We’ll have our computer system or our hard drive controller look at all three of the blocks we’re writing. In this case, it’s three blocks. You can have more than these four drives that we have here. But we’ll write these three blocks. And then that system will calculate a parity, which then we can use to recreate any of the data if we lose a disk.
And it puts the parity in different places on different physical drives. So it distributes that parity out across the drive. So if you lose a drive, you’ve only lost a little bit of data and a little bit of parity.
One of the advantages now is that we’re using the disk space efficiently. We’re not having to recreate exactly the same information on every single disk, like we did when we were mirrored. We’re not duplicating data. We’re just taking a piece of the data that we would normally write and add a little bit extra to it.

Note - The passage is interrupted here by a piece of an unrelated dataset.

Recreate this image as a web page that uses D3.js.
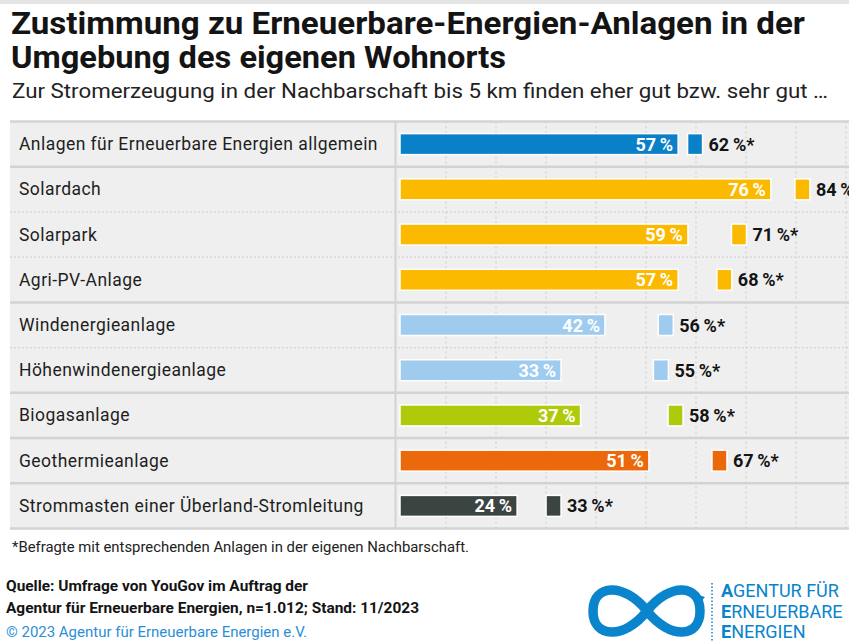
<!DOCTYPE html>
<html>
<head>
<meta charset="utf-8">
<script src="https://cdn.jsdelivr.net/npm/d3@7"></script>
<style>
  body { margin: 0; background: #fff; }
  svg { display: block; font-family: Roboto, "Noto Sans", sans-serif; }
</style>
</head>
<body>
<div id="chart"></div>
<script>
// data
const categories = [
  'Anlagen für Erneuerbare Energien allgemein',
  'Solardach',
  'Solarpark',
  'Agri-PV-Anlage',
  'Windenergieanlage',
  'Höhenwindenergieanlage',
  'Biogasanlage',
  'Geothermieanlage',
  'Strommasten einer Überland-Stromleitung'
];
const allValues = [57, 76, 59, 57, 42, 33, 37, 51, 24];          // alle Befragten
const neighbourValues = [62, 84, 71, 68, 56, 55, 58, 67, 33];    // mit Anlagen in der Nachbarschaft*
const groups = [0, 1, 1, 1, 2, 2, 3, 4, 5];
const colors = ['#0a80c8', '#fbba00', '#fbba00', '#fbba00', '#9ecbee', '#9ecbee', '#afca0b', '#eb690b', '#3c4441'];

const W = 849, H = 641;
const svg = d3.select('#chart').append('svg')
  .attr('width', W)
  .attr('height', H);

// top strip
svg.append('rect').attr('x', 0).attr('y', 0).attr('width', W).attr('height', 4).attr('fill', '#e4e4e4');

// titles
svg.append('text').attr('x', 11).attr('y', 34)
  .attr('font-size', 31).attr('font-weight', 700).attr('fill', '#141414')
  .attr('textLength', 794).attr('lengthAdjust', 'spacingAndGlyphs')
  .text('Zustimmung zu Erneuerbare-Energien-Anlagen in der');
svg.append('text').attr('x', 11).attr('y', 68)
  .attr('font-size', 31).attr('font-weight', 700).attr('fill', '#141414')
  .attr('textLength', 495).attr('lengthAdjust', 'spacingAndGlyphs')
  .text('Umgebung des eigenen Wohnorts');
svg.append('text').attr('x', 12).attr('y', 98)
  .attr('font-size', 20.5).attr('fill', '#222')
  .attr('textLength', 816).attr('lengthAdjust', 'spacingAndGlyphs')
  .text('Zur Stromerzeugung in der Nachbarschaft bis 5 km finden eher gut bzw. sehr gut …');

// scales
const y = d3.scaleBand().domain(categories).range([121.5, 528.5]);
const x = d3.scaleLinear().domain([0, 100]).range([400, 888]);
const bw = y.bandwidth();
const barH = 21;

const panelLeft = 10;
svg.append('rect')
  .attr('x', panelLeft).attr('y', y.range()[0])
  .attr('width', W - panelLeft).attr('height', y.range()[1] - y.range()[0])
  .attr('fill', '#efefef');

// vertical dotted grid
svg.append('g').selectAll('line')
  .data(d3.range(446, W, 50))
  .join('line')
  .attr('x1', d => d).attr('x2', d => d)
  .attr('y1', y.range()[0]).attr('y2', y.range()[1])
  .attr('stroke', '#cfcfcf').attr('stroke-width', 1.2).attr('stroke-dasharray', '2,3');

// row separators: solid between groups, dotted within
const seps = d3.range(1, categories.length).map(i => ({
  y: y(categories[i]),
  solid: groups[i] !== groups[i - 1]
}));
svg.append('g').selectAll('line')
  .data(seps)
  .join('line')
  .attr('x1', panelLeft).attr('x2', W)
  .attr('y1', d => d.y).attr('y2', d => d.y)
  .attr('stroke', d => d.solid ? '#d3d3d3' : '#d2d2d2')
  .attr('stroke-width', d => d.solid ? 2.5 : 1.2)
  .attr('stroke-dasharray', d => d.solid ? null : '2,2');

// panel top / bottom and column divider
[y.range()[0], y.range()[1]].forEach(v => {
  svg.append('line').attr('x1', panelLeft).attr('x2', W).attr('y1', v).attr('y2', v)
    .attr('stroke', '#d3d3d3').attr('stroke-width', 2.5);
});
svg.append('line').attr('x1', 395.5).attr('x2', 395.5)
  .attr('y1', y.range()[0]).attr('y2', y.range()[1])
  .attr('stroke', '#d3d3d3').attr('stroke-width', 2);

// category labels
svg.append('g').selectAll('text')
  .data(categories)
  .join('text')
  .attr('x', 19)
  .attr('y', d => y(d) + bw / 2 + 6)
  .attr('font-size', 17.5).attr('letter-spacing', 0.45).attr('fill', '#1e1e1e')
  .text(d => d);

const rows = categories.map((c, i) => ({ c, a: allValues[i], n: neighbourValues[i], col: colors[i] }));
const pct = v => v + '\u2009%';

// main bars
svg.append('g').selectAll('rect')
  .data(rows)
  .join('rect')
  .attr('x', x(0))
  .attr('y', d => y(d.c) + (bw - barH) / 2)
  .attr('width', d => x(d.a) - x(0))
  .attr('height', barH)
  .attr('fill', d => d.col)
  .attr('stroke', '#fff').attr('stroke-width', 1.5);

svg.append('g').selectAll('text')
  .data(rows)
  .join('text')
  .attr('x', d => x(d.a) - 5)
  .attr('y', d => y(d.c) + bw / 2 + 6.5)
  .attr('text-anchor', 'end')
  .attr('font-size', 18).attr('font-weight', 700).attr('fill', '#fff')
  .text(d => pct(d.a));

// small squares for respondents with plants nearby
const sq = 15;
svg.append('g').selectAll('rect')
  .data(rows)
  .join('rect')
  .attr('x', d => x(d.n) - sq)
  .attr('y', d => y(d.c) + (bw - barH) / 2)
  .attr('width', sq)
  .attr('height', barH)
  .attr('fill', d => d.col)
  .attr('stroke', '#fff').attr('stroke-width', 1.5);

svg.append('g').selectAll('text')
  .data(rows)
  .join('text')
  .attr('x', d => x(d.n) + 6)
  .attr('y', d => y(d.c) + bw / 2 + 6.5)
  .attr('font-size', 18).attr('font-weight', 700).attr('fill', '#141414')
  .text(d => pct(d.n) + '*');

// footer
svg.append('text').attr('x', 12).attr('y', 552)
  .attr('font-size', 14.5).attr('fill', '#222')
  .attr('textLength', 457).attr('lengthAdjust', 'spacingAndGlyphs')
  .text('*Befragte mit entsprechenden Anlagen in der eigenen Nachbarschaft.');
svg.append('text').attr('x', 6).attr('y', 591)
  .attr('font-size', 14.5).attr('font-weight', 700).attr('fill', '#141414')
  .attr('textLength', 302).attr('lengthAdjust', 'spacingAndGlyphs')
  .text('Quelle: Umfrage von YouGov im Auftrag der');
svg.append('text').attr('x', 6).attr('y', 613)
  .attr('font-size', 14.5).attr('font-weight', 700).attr('fill', '#141414')
  .attr('textLength', 413).attr('lengthAdjust', 'spacingAndGlyphs')
  .text('Agentur für Erneuerbare Energien, n=1.012; Stand: 11/2023');
svg.append('text').attr('x', 6).attr('y', 637)
  .attr('font-size', 14.5).attr('fill', '#2a8fd4')
  .attr('textLength', 301).attr('lengthAdjust', 'spacingAndGlyphs')
  .text('© 2023 Agentur für Erneuerbare Energien e.V.');

// logo
const blue = '#0a84cc';
const logo = svg.append('g');
logo.append('path')
  .attr('d', 'M647,611 C670,582 700,584 700,611 C700,638 670,640 647,611 C624,582 593,584 593,611 C593,638 624,640 647,611 Z')
  .attr('fill', 'none').attr('stroke', blue).attr('stroke-width', 9.5);
logo.append('path').attr('d', 'M695,594 L705,597 L698,605 Z').attr('fill', blue);
logo.append('line').attr('x1', 712).attr('x2', 712).attr('y1', 583).attr('y2', H)
  .attr('stroke', blue).attr('stroke-width', 1.5).attr('stroke-dasharray', '1.5,2');
const logoLines = [['A', 'GENTUR FÜR', 597], ['E', 'RNEUERBARE', 618], ['E', 'NERGIEN', 638]];
logoLines.forEach(([first, rest, by]) => {
  const t = logo.append('text').attr('x', 721).attr('y', by)
    .attr('font-size', 18).attr('fill', blue);
  t.append('tspan').attr('font-weight', 700).text(first);
  t.append('tspan').text(rest);
});
</script>
</body>
</html>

So there’s some efficiency in storage that we’re building right into this.
This is highly redundant. We are striping data, so we have good performance. And then we also have redundancy. If we lose a disk, let’s say we lost Disk 3, and we now needed to rebuild Block 1B, 2B– 3B would be gone. But we’d be able to use the parity B information to effectively rebuild that on the fly.
So if you were running in a software-based configuration, you may see a performance difference because your machine is having to recalculate all of this data as it goes. If this is hardware-based RAID, your hardware controller generally is built for this particular problem and it’s able to keep up with those speeds. And most people don’t even know that a problem occurred.
Now, imagine taking this idea of striping and the speed of striping that data and combine it with the redundancy that we had in a mirrored environment. And if you do that, you have RAID 1+0, which we could also call a stripe of mirrors. You will effectively take a group of drives, it could be at least four drives, I’m using six drives in this scenario, so that you could see it work. And I would build mirrors between pairs of drives here.
So I’ve got one set of mirrors here. I’ve got another set of mirrors in the middle. These are Block 2, Block 5, Block 8, Block 11. Those are duplicated. And here are another pair of drives that are duplicated as well. And I’m going to stripe information. Block 1, Block 2, and Block 3 are striped across all of those mirrors.
That way if I lose one of these stripes, it’s OK. I’ve got a mirror of the stripe available to me right here. So this now gives me the flexibility of striping and the speed that I would like to have, with the redundancy of mirroring that I didn’t have before.
And I didn’t have to worry about any parity calculations. I know exactly where my data happens to reside. And now, I’m able to get the best of RAID 0 and the best of RAID 1 combined in a single RAID configuration.